I'm working with a pressure sensor matrix that measures the weight distribution of a person standing on the sensors. The data comes in as a matrix of pressure values. I'm trying to process this data in some way to quantify how much a person is leaning (or naturally imbalanced) in a general way;
- The quantity should not depend on the absolute position of the person on the sensors
- It should not depend on their total mass
- It should not depend too much on the absolute distance between their feet
- It should not depend too much on the shape of their feet
- Should preferably be reliable and robust against noise
I made a first version calculating skewness using central moments but this seems to yield some strange behaviour: The skewness changes direction temporarily and flips back and forth when 2 pressure points pass each other.
I recorded a GIF of a simulation that shows the problem I'm talking about. I'm using 2 simulated weights of different sizes and moving them past each other, then plotting the skewness of the x- and y- marginal distributions as a cursor on a 2D plot.
My question is if this kind of behavior is expected of skewness and if so, are there any alternatives that might be more suited to this application?

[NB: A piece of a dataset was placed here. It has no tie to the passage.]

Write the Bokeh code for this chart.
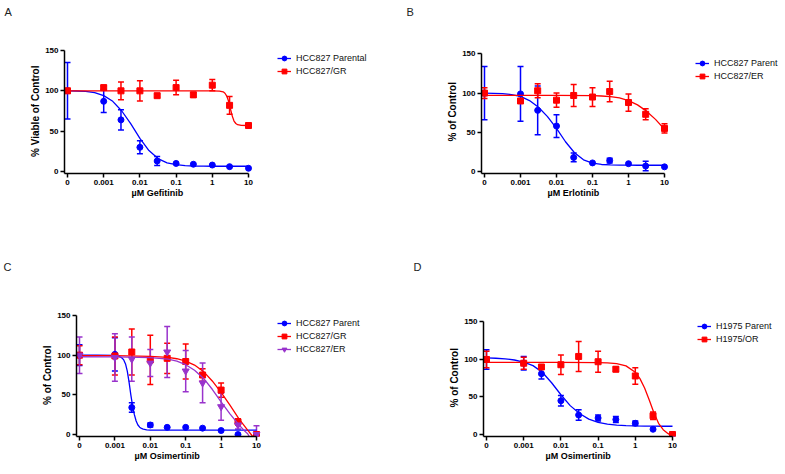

Consider axis $x$. Let both weights be distributed normally. The bigger weight has distribution $N(\mu,1)$ and the smallest weight $N(0,\sigma)$. Let the smaller weight have the fraction $p$ of total mass.
You can think of it as a small weight with size of contact $\sigma$ placed at $x=0$ and larger weight with the size of contact $1$ placed at $x=\mu$.
Then one can show that the non-normalized skewness is: $$ S(\mu)=\mathbb E(X-\mathbb EX)^3=p(1-p)\mu\Big(3-3\sigma^2-(1-2p)\mu^2\Big) $$
If $p<1/2$ (the smaller weight is indeed smaller than the larger) and $\sigma < 1$ (its area of contact is smaller too), the plot of skewness is not monotonous:
Normalization (dividing by $\sigma_0^3$) doesn't change this.
If you need to determine the distribution of weight between the feet, I would go for some clustering algorithms (basically try to find the line that separates the area between feet the best) and then took the integrals of two half planes. What clustering algorithm would do better (robustly) in extreme cases (when 2 feet are close to each other), I can't say. You likely need testing and finding out yourself.